14/01/2010
Asia-Pacific News
Phnom Penh - Thailand's fugitive former premier Thaksin Shinawatra this month is to make his third visit to Cambodia since being named a government adviser as ties between the two nations worsen, local media reported Thursday.
Cambodian Foreign Minister Hor Namhong said Thaksin's visit, which comes at a time when Thaksin's supporters in Thailand have vowed to escalate anti-government protests there, was 'not strange.'
'Thaksin coming or going out of Cambodia is a normal thing,' Hor Namhong said, according to the Phnom Penh Post newspaper.
Thailand's Supreme Court is to decide February 26 whether the state would seize 2 billion dollars in frozen bank accounts in Thaksin's and his family's names, a pending decision that has heightened political tensions as Thaksin's supporters were expected to escalate their efforts to topple the Thai government before their leader risks losing his fortune.

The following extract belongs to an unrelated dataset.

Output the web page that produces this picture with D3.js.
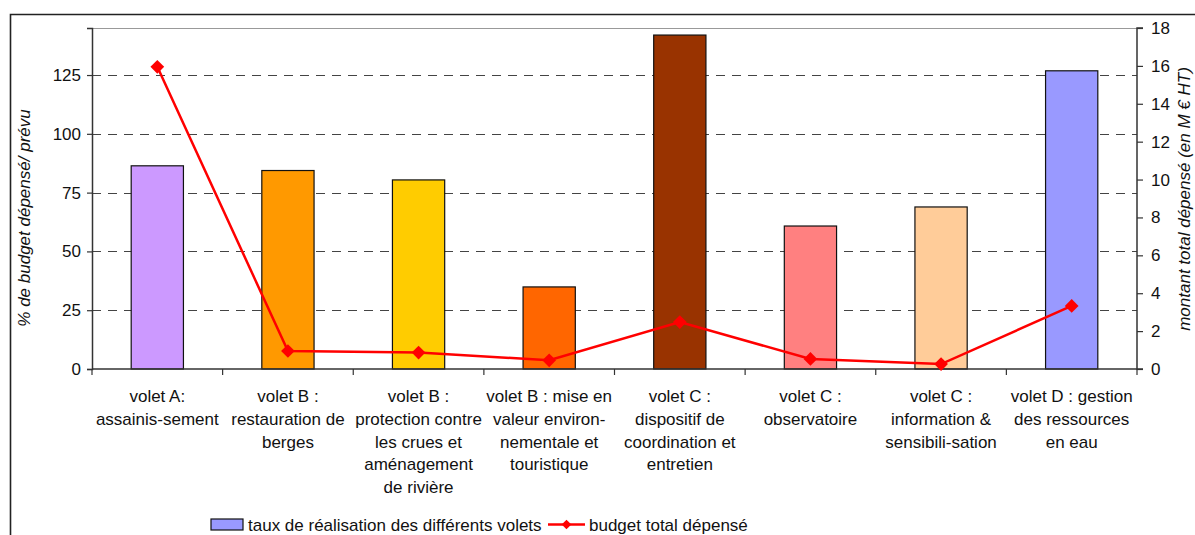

Cambodian foreign affairs spokesman Koy Kuong said Thaksin's arrival date and the duration of his stay remained unclear, adding that the former premier would visit in his role as economic adviser.
'We don't know the clear programme exactly, but normally, as an economic adviser, he would [work on tasks] relevant to economic affairs,' Koy Kuong told the German Press Agency dpa Thursday.
He added that he could not predict whether Thaksin would meet with his supporters from Thailand while in Cambodia as he has done on his previous visits but agreed such a meeting would be no surprise.
Cambodia appointed Thaksin, who has a two-year jail sentence still to serve in Thailand for abuse of power, as an adviser to the government and to Prime Minister Hun Sen in October.
Those appointments and Phnom Penh's refusal to extradite Thaksin outraged Bangkok and saw the two neighbours withdraw their ambassadors and senior embassy staff. Neither ambassador has returned, and relations remain tense.
This week, the Cambodian government rejected a demand by Thai Foreign Minister Kasit Piromya that Phnom Penh dismiss Thaksin as an adviser before relations between the two countries could improve.
Hun Sen, who Thursday was celebrating 25 years as Cambodia's prime minister, subsequently predicted the demise of the current administration in Bangkok.
Bangkok considers the appointment of Thaksin, the de-facto opposition leader, as interference in its internal politics, a charge Phnom Penh rejects.
Thaksin was prime minister of Thailand from 2001 to 2006 before being toppled in a bloodless coup. He fled the country and has lived in self-imposed exile, mostly in Dubai, since August 2008.
The relationship between the two members of the Association of South-East Asian Nations has been tense for more than a year with a number of clashes reported between troops from both countries over a disputed piece of land near Preah Vihear temple on the border in northern Cambodia.